Kami berangkat ditemani 2 orang pemandu, Matu dan Bonang. Sebelum
berangkat, ternyata ada 3 orang backpacker lain yang ingin ambil keuntungan dan
keberuntungan dengan menumpang mobil sewaan kami. Jangan berharap terlalu tinggi pada petualang
seperti mereka, didesak bagaimanapun juga mereka akan teguh bersikukuh pantang
mundur untuk mengeluarkan biaya transportasi seminim-minimnya dengan berbagai
macam alasan, seperti alasan mereka hanya ikut perginya saja, pulangnya tidak
ikut. Jadi mereka hanya menyumbang 100ribu perorang. Jadilah kami yang bayar
1,2juta sisanya. “ikan-ikan dan semua di Masohi
ini murah Caca (panggilan kakak untuk wanita di Ambon) yang mahal cuma
satu, TRANSPORTASI.” Kata Matu. Lumayanlah,
perjalanan 3 jam menuju dari Masohi menuju Pantai Ora lebih ramai dan seru.
saya-suami-Matu-dan-kawanan-orang-orang-itu |
Setelah sampai di perbatasan, kami harus menyebrang
menggunakan perahu kecil untuk sampai di Pantai Ora.
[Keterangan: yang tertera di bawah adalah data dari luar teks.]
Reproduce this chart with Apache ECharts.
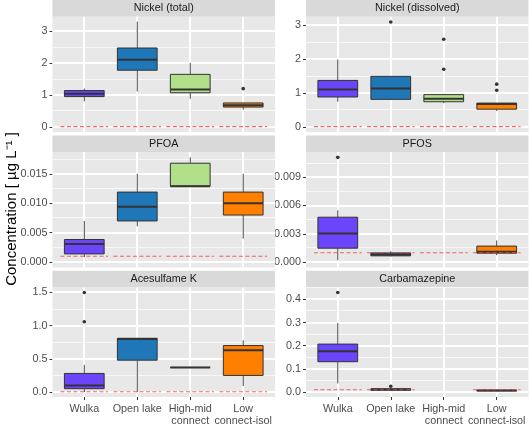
<!DOCTYPE html>
<html><head><meta charset="utf-8">
<script src="https://cdn.jsdelivr.net/npm/echarts@6/dist/echarts.min.js"></script>
<style>html,body{margin:0;padding:0;background:#fff}#c{width:529px;height:427px}</style>
</head><body><div id="c"></div>
<script>
// ---------- data ----------
const categories = ['Wulka', 'Open lake', 'High-mid\nconnect', 'Low\nconnect-isol'];
const panelTitles = ['Nickel (total)', 'Nickel (dissolved)', 'PFOA', 'PFOS', 'Acesulfame K', 'Carbamazepine'];

// box stats per category: [whiskerLow, q1, median, q3, whiskerHigh]
const nickelTotalBox = [[0.80, 0.95, 1.04, 1.14, 1.20], [1.11, 1.78, 2.11, 2.48, 3.31], [0.88, 1.07, 1.17, 1.65, 2.01], [0.54, 0.62, 0.68, 0.75, 0.75]];
const nickelTotalOut = [[], [], [], [1.20]];
const nickelTotalLoq = [0.005, 0.005, 0.005, 0.005];

const nickelDissBox = [[0.74, 0.88, 1.10, 1.37, 1.99], [0.79, 0.81, 1.13, 1.49, 1.49], [0.70, 0.74, 0.83, 0.95, 0.97], [0.47, 0.52, 0.67, 0.70, 0.70]];
const nickelDissOut = [[], [3.10], [2.59, 1.70], [1.26, 1.08]];
const nickelDissLoq = [0.005, 0.005, 0.005, 0.005];

const pfoaBox = [[0.00085, 0.0014, 0.0031, 0.00385, 0.0070], [0.0061, 0.0070, 0.0094, 0.0119, 0.0150], [0.0129, 0.0129, 0.0129, 0.0168, 0.0178], [0.0040, 0.0080, 0.0100, 0.0119, 0.0150]];
const pfoaOut = [[], [], [], []];
const pfoaLoq = [0.001, 0.001, 0.001, 0.001];

const pfosBox = [[0.0002, 0.00148, 0.00303, 0.00476, 0.0055], [0.0006, 0.00067, 0.0008, 0.00098, 0.00116], null, [0.00074, 0.00095, 0.0011, 0.0017, 0.0023]];
const pfosOut = [[0.0111], [], [], []];
const pfosLoq = [0.001, 0.001, 0.001, 0.001];

const aceBox = [[0.0, 0.05, 0.10, 0.28, 0.41], [0.0, 0.48, 0.80, 0.81, 0.81], [0.37, 0.37, 0.37, 0.37, 0.37], [0.09, 0.25, 0.63, 0.70, 0.78]];
const aceOut = [[1.50, 1.06], [], [], []];
const aceLoq = [0.005, 0.005, 0.005, 0.005];

const carbBox = [[0.037, 0.131, 0.176, 0.207, 0.298], [0.006, 0.008, 0.011, 0.014, 0.017], null, [0.004, 0.005, 0.007, 0.008, 0.009]];
const carbOut = [[0.43], [0.025], [], []];
const carbLoq = [0.01, 0.01, null, 0.01];

// y-axis ticks per panel
const nickelTotalTicks = [0, 1, 2, 3];
const nickelDissTicks = [0, 1, 2, 3];
const pfoaTicks = [0, 0.005, 0.010, 0.015];
const pfosTicks = [0, 0.003, 0.006, 0.009];
const aceTicks = [0, 0.5, 1.0, 1.5];
const carbTicks = [0, 0.1, 0.2, 0.3, 0.4];

// ---------- styling / layout ----------
const boxColors = ['#6A45FA', '#1F77B8', '#B2DF8A', '#FF7F00'];
const FONT = '"Liberation Sans", Arial, Helvetica, sans-serif';
const panels = [
  {box: nickelTotalBox, out: nickelTotalOut, loq: nickelTotalLoq, ticks: nickelTotalTicks, dec: 0, min: -0.165, max: 3.465},
  {box: nickelDissBox, out: nickelDissOut, loq: nickelDissLoq, ticks: nickelDissTicks, dec: 0, min: -0.155, max: 3.255},
  {box: pfoaBox, out: pfoaOut, loq: pfoaLoq, ticks: pfoaTicks, dec: 3, min: -0.00089, max: 0.01869},
  {box: pfosBox, out: pfosOut, loq: pfosLoq, ticks: pfosTicks, dec: 3, min: -0.000555, max: 0.011655},
  {box: aceBox, out: aceOut, loq: aceLoq, ticks: aceTicks, dec: 1, min: -0.075, max: 1.575},
  {box: carbBox, out: carbOut, loq: carbLoq, ticks: carbTicks, dec: 1, min: -0.0215, max: 0.4515}
];
const colLeft = [52.5, 306];
const panelW = 222.5;
const stripH = 16.7;
const rowPeriod = 135.4;
const panelH = 115.3;
const X_MIN = -0.6, X_MAX = 3.6;

function minorTicks(t) {
  const step = t[1] - t[0];
  const res = [];
  for (let i = -1; i < t.length; i++) res.push(t[0] + step * (i + 0.5));
  return res;
}

const grids = [], xAxes = [], yAxes = [], series = [], graphics = [];
panels.forEach((p, i) => {
  const r = Math.floor(i / 2), c = i % 2;
  const top = stripH + r * rowPeriod;
  grids.push({left: colLeft[c], top: top, width: panelW, height: panelH, show: false, containLabel: false});
  const bottomRow = r === 2;
  xAxes.push({type: 'value', gridIndex: i, min: X_MIN, max: X_MAX, position: 'bottom',
    axisLine: {show: false, onZero: false},
    axisTick: {show: bottomRow, length: 3, lineStyle: {color: '#333333', width: 1}, customValues: [0, 1, 2, 3]},
    axisLabel: {show: bottomRow, customValues: [0, 1, 2, 3], formatter: v => categories[Math.round(v)],
      color: '#4D4D4D', fontSize: 10.8, fontFamily: FONT, lineHeight: 12, margin: 6},
    splitLine: {show: false}});
  yAxes.push({type: 'value', gridIndex: i, min: p.min, max: p.max, position: 'left',
    axisLine: {show: false, onZero: false},
    axisTick: {show: true, length: 3, lineStyle: {color: '#333333', width: 1}, customValues: p.ticks},
    axisLabel: {show: true, customValues: p.ticks, formatter: v => Number(v).toFixed(p.dec),
      color: '#4D4D4D', fontSize: 10.8, fontFamily: FONT, margin: 5},
    splitLine: {show: false}});

  // panel background + grid lines (drawn through the axes' scales)
  const gridData = [[3, 0]];
  minorTicks(p.ticks).filter(v => v > p.min && v < p.max).forEach(v => gridData.push([0, v]));
  p.ticks.forEach(v => gridData.push([1, v]));
  [0, 1, 2, 3].forEach(k => gridData.push([2, k]));
  series.push({type: 'custom', xAxisIndex: i, yAxisIndex: i, data: gridData, z: 1,
    renderItem: function (params, api) {
      const kind = api.value(0), v = api.value(1);
      const tl = api.coord([X_MIN, p.max]), br = api.coord([X_MAX, p.min]);
      if (kind === 3) {
        return {type: 'rect', z2: 0, shape: {x: tl[0], y: tl[1], width: br[0] - tl[0], height: br[1] - tl[1]},
          style: {fill: '#E8E8E8'}};
      }
      if (kind === 2) {
        const x = Math.round(api.coord([v, p.min])[0]);
        return {type: 'rect', z2: 5, shape: {x: x - 1, y: tl[1], width: 2, height: br[1] - tl[1]},
          style: {fill: '#FFFFFF'}};
      }
      const yv = api.coord([X_MIN, v])[1];
      if (kind === 1) {
        const y = Math.round(yv);
        return {type: 'rect', z2: 5, shape: {x: tl[0], y: y - 1, width: br[0] - tl[0], height: 2},
          style: {fill: '#FFFFFF'}};
      }
      const y = Math.floor(yv);
      return {type: 'rect', z2: 3, shape: {x: tl[0], y: y, width: br[0] - tl[0], height: 1},
        style: {fill: '#F8F8F8'}};
    }, silent: true, animation: false});

  const boxData = [];
  p.box.forEach((b, k) => { if (b) boxData.push([k].concat(b)); });
  series.push({type: 'custom', xAxisIndex: i, yAxisIndex: i, data: boxData, z: 5,
    renderItem: function (params, api) {
      const x = api.value(0);
      const v = [1, 2, 3, 4, 5].map(k => api.value(k));
      const half = api.size([0.75, 0])[0] / 2;
      const cx = api.coord([x, v[2]])[0];
      const y = val => api.coord([x, val])[1];
      const stroke = '#333333';
      return {type: 'group', children: [
        {type: 'line', shape: {x1: cx, y1: y(v[0]), x2: cx, y2: y(v[1])}, style: {stroke: '#444', lineWidth: 1}},
        {type: 'line', shape: {x1: cx, y1: y(v[3]), x2: cx, y2: y(v[4])}, style: {stroke: '#444', lineWidth: 1}},
        {type: 'rect', shape: {x: cx - half, y: y(v[3]), width: 2 * half, height: y(v[1]) - y(v[3])},
          style: {fill: boxColors[x], stroke: stroke, lineWidth: 1}},
        {type: 'line', shape: {x1: cx - half, y1: y(v[2]), x2: cx + half, y2: y(v[2])}, style: {stroke: stroke, lineWidth: 2}}
      ]};
    }, silent: true, animation: false});

  const outData = [];
  p.out.forEach((arr, k) => arr.forEach(v => outData.push([k, v])));
  series.push({type: 'scatter', xAxisIndex: i, yAxisIndex: i, data: outData, symbolSize: 3.6, z: 6,
    itemStyle: {color: '#000000'}, silent: true, animation: false});

  const loqData = [];
  p.loq.forEach((v, k) => { if (v !== null) loqData.push([k, v]); });
  series.push({type: 'custom', xAxisIndex: i, yAxisIndex: i, data: loqData, z: 7,
    renderItem: function (params, api) {
      const x = api.value(0), v = api.value(1);
      const a = api.coord([x - 0.45, v]), b = api.coord([x + 0.45, v]);
      return {type: 'line', shape: {x1: a[0], y1: a[1], x2: b[0], y2: b[1]},
        style: {stroke: '#F04A4A', lineWidth: 1.1, lineDash: [4, 2.5], opacity: 0.85}};
    }, silent: true, animation: false});

  // facet strip
  graphics.push({type: 'rect', shape: {x: colLeft[c], y: top - stripH, width: panelW, height: stripH},
    style: {fill: '#D9D9D9'}, silent: true});
  graphics.push({type: 'text', x: colLeft[c] + panelW / 2, y: top - stripH / 2,
    style: {text: panelTitles[i], fill: '#1A1A1A', font: '10.8px ' + FONT, textAlign: 'center', textVerticalAlign: 'middle'}, silent: true});
});

graphics.push({type: 'text', x: 12, y: 209, rotation: Math.PI / 2,
  style: {text: 'Concentration [ µg L⁻¹ ]', fill: '#000000', font: '15px ' + FONT, textAlign: 'center', textVerticalAlign: 'middle'}, silent: true});

const chart = echarts.init(document.getElementById('c'), null, {renderer: 'canvas'});
chart.setOption({animation: false, grid: grids, xAxis: xAxes, yAxis: yAxes, series: series, graphic: graphics});
</script></body></html>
Harganya lupa berapa,
kalau gak salah 300ribu untuk menyebrang--yang kalau saya pejamkan sebelah
mata, jaraknya cuma segede upil. Deket banget, tapi gak mungkin dong berenang nyebrang
pulau. Saat pulang, orang yang sama akan menjemput kami kembali menyebrang,
jadi uangnya dibayarkan setelah kembali dari Pantai Ora.
menyebrang pulau |
Disana kami menginap satu malam. Pantainya masyaAllah
cantik. Kami bisa melihat trumbu karang dan ikan-ikan hanya dengan berjalan
kaki 2 meter dari pantai. Kamar-kamar yang langsung di atas laut sudah penuh terisi, jadi kami terpaksa ambil kamar di pinggir pantai.